## start

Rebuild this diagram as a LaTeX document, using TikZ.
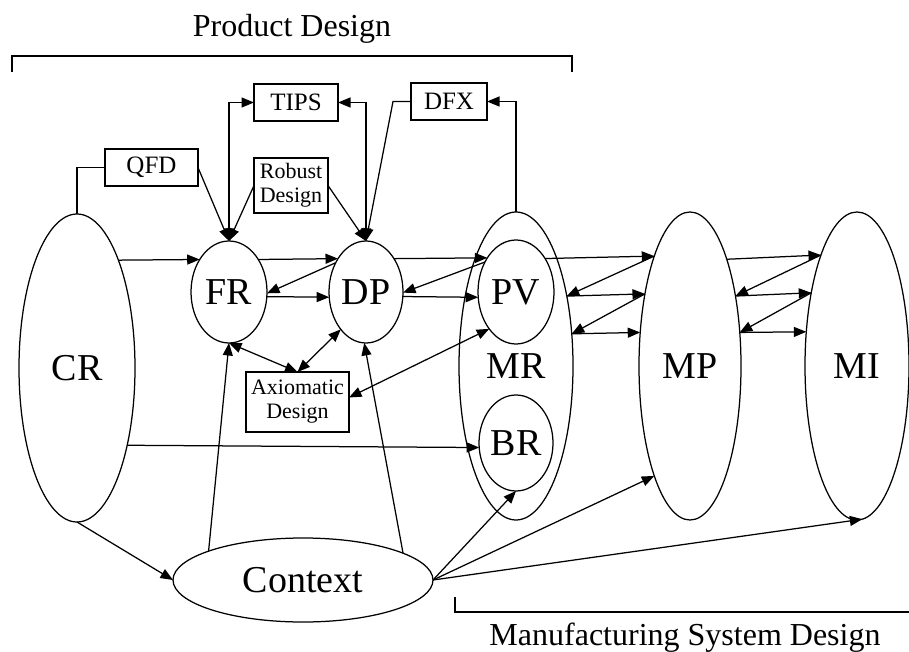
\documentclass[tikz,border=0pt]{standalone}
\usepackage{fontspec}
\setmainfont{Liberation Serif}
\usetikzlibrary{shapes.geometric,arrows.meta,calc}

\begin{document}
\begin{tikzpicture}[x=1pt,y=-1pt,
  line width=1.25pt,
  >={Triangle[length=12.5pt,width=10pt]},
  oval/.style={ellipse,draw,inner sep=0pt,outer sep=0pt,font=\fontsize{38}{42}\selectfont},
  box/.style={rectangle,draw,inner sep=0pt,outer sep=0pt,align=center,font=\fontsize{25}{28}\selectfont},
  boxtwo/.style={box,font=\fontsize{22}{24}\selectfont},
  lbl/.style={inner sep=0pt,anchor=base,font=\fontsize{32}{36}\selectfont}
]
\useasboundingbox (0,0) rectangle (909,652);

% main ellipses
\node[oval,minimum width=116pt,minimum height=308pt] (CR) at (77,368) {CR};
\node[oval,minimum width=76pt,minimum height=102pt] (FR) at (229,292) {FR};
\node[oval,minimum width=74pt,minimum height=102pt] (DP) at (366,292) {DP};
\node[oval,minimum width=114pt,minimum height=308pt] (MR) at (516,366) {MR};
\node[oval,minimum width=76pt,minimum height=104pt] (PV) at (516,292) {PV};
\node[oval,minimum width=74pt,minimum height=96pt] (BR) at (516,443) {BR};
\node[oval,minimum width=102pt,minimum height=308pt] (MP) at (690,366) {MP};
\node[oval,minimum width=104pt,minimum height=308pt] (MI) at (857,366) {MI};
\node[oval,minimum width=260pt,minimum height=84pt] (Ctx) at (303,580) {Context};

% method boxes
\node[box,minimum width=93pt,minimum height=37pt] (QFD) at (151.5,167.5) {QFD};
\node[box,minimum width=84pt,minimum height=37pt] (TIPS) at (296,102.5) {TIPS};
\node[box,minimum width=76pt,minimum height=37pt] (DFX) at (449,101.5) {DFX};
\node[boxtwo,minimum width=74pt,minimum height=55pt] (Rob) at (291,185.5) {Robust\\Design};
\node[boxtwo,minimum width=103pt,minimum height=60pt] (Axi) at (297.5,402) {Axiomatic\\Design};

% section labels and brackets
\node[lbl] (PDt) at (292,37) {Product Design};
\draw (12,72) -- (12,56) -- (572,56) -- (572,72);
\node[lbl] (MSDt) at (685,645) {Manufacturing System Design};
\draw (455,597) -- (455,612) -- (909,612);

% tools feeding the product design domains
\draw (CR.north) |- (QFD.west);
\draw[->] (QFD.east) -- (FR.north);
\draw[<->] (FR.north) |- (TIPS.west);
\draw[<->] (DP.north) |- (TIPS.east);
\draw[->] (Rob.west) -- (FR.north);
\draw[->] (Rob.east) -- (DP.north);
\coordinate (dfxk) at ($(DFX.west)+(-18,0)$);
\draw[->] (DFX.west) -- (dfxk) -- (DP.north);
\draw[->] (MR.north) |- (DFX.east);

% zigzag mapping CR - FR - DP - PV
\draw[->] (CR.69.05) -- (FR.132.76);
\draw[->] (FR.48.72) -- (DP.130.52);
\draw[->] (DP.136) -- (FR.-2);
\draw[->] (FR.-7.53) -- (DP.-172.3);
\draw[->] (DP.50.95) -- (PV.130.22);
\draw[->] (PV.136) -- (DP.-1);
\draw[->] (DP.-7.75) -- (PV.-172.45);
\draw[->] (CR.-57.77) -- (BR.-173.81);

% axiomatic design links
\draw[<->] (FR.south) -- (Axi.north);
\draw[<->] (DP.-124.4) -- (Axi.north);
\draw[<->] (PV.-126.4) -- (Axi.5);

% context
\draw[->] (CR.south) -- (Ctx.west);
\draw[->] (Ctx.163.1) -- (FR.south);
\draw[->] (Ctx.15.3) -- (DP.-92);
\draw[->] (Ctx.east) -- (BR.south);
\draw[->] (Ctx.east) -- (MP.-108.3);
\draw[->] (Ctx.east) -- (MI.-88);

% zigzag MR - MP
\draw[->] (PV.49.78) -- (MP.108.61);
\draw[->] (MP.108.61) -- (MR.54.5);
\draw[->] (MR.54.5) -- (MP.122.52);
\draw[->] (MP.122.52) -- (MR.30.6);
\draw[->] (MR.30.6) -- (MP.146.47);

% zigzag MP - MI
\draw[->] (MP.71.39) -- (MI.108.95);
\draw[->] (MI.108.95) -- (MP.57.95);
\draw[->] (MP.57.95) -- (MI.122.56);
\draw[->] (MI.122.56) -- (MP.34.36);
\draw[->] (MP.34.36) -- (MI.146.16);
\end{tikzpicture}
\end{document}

## end

**Problem to solve**
Using the data above, print every line exactly, omitting pictures.

**The output**
Rebuild this diagram as a LaTeX document, using TikZ.
\documentclass[tikz,border=0pt]{standalone}
\usepackage{fontspec}
\setmainfont{Liberation Serif}
\usetikzlibrary{shapes.geometric,arrows.meta,calc}

\begin{document}
\begin{tikzpicture}[x=1pt,y=-1pt,
  line width=1.25pt,
  >={Triangle[length=12.5pt,width=10pt]},
  oval/.style={ellipse,draw,inner sep=0pt,outer sep=0pt,font=\fontsize{38}{42}\selectfont},
  box/.style={rectangle,draw,inner sep=0pt,outer sep=0pt,align=center,font=\fontsize{25}{28}\selectfont},
  boxtwo/.style={box,font=\fontsize{22}{24}\selectfont},
  lbl/.style={inner sep=0pt,anchor=base,font=\fontsize{32}{36}\selectfont}
]
\useasboundingbox (0,0) rectangle (909,652);

% main ellipses
\node[oval,minimum width=116pt,minimum height=308pt] (CR) at (77,368) {CR};
\node[oval,minimum width=76pt,minimum height=102pt] (FR) at (229,292) {FR};
\node[oval,minimum width=74pt,minimum height=102pt] (DP) at (366,292) {DP};
\node[oval,minimum width=114pt,minimum height=308pt] (MR) at (516,366) {MR};
\node[oval,minimum width=76pt,minimum height=104pt] (PV) at (516,292) {PV};
\node[oval,minimum width=74pt,minimum height=96pt] (BR) at (516,443) {BR};
\node[oval,minimum width=102pt,minimum height=308pt] (MP) at (690,366) {MP};
\node[oval,minimum width=104pt,minimum height=308pt] (MI) at (857,366) {MI};
\node[oval,minimum width=260pt,minimum height=84pt] (Ctx) at (303,580) {Context};

% method boxes
\node[box,minimum width=93pt,minimum height=37pt] (QFD) at (151.5,167.5) {QFD};
\node[box,minimum width=84pt,minimum height=37pt] (TIPS) at (296,102.5) {TIPS};
\node[box,minimum width=76pt,minimum height=37pt] (DFX) at (449,101.5) {DFX};
\node[boxtwo,minimum width=74pt,minimum height=55pt] (Rob) at (291,185.5) {Robust\\Design};
\node[boxtwo,minimum width=103pt,minimum height=60pt] (Axi) at (297.5,402) {Axiomatic\\Design};

% section labels and brackets
\node[lbl] (PDt) at (292,37) {Product Design};
\draw (12,72) -- (12,56) -- (572,56) -- (572,72);
\node[lbl] (MSDt) at (685,645) {Manufacturing System Design};
\draw (455,597) -- (455,612) -- (909,612);

% tools feeding the product design domains
\draw (CR.north) |- (QFD.west);
\draw[->] (QFD.east) -- (FR.north);
\draw[<->] (FR.north) |- (TIPS.west);
\draw[<->] (DP.north) |- (TIPS.east);
\draw[->] (Rob.west) -- (FR.north);
\draw[->] (Rob.east) -- (DP.north);
\coordinate (dfxk) at ($(DFX.west)+(-18,0)$);
\draw[->] (DFX.west) -- (dfxk) -- (DP.north);
\draw[->] (MR.north) |- (DFX.east);

% zigzag mapping CR - FR - DP - PV
\draw[->] (CR.69.05) -- (FR.132.76);
\draw[->] (FR.48.72) -- (DP.130.52);
\draw[->] (DP.136) -- (FR.-2);
\draw[->] (FR.-7.53) -- (DP.-172.3);
\draw[->] (DP.50.95) -- (PV.130.22);
\draw[->] (PV.136) -- (DP.-1);
\draw[->] (DP.-7.75) -- (PV.-172.45);
\draw[->] (CR.-57.77) -- (BR.-173.81);

% axiomatic design links
\draw[<->] (FR.south) -- (Axi.north);
\draw[<->] (DP.-124.4) -- (Axi.north);
\draw[<->] (PV.-126.4) -- (Axi.5);

% context
\draw[->] (CR.south) -- (Ctx.west);
\draw[->] (Ctx.163.1) -- (FR.south);
\draw[->] (Ctx.15.3) -- (DP.-92);
\draw[->] (Ctx.east) -- (BR.south);
\draw[->] (Ctx.east) -- (MP.-108.3);
\draw[->] (Ctx.east) -- (MI.-88);

% zigzag MR - MP
\draw[->] (PV.49.78) -- (MP.108.61);
\draw[->] (MP.108.61) -- (MR.54.5);
\draw[->] (MR.54.5) -- (MP.122.52);
\draw[->] (MP.122.52) -- (MR.30.6);
\draw[->] (MR.30.6) -- (MP.146.47);

% zigzag MP - MI
\draw[->] (MP.71.39) -- (MI.108.95);
\draw[->] (MI.108.95) -- (MP.57.95);
\draw[->] (MP.57.95) -- (MI.122.56);
\draw[->] (MI.122.56) -- (MP.34.36);
\draw[->] (MP.34.36) -- (MI.146.16);
\end{tikzpicture}
\end{document}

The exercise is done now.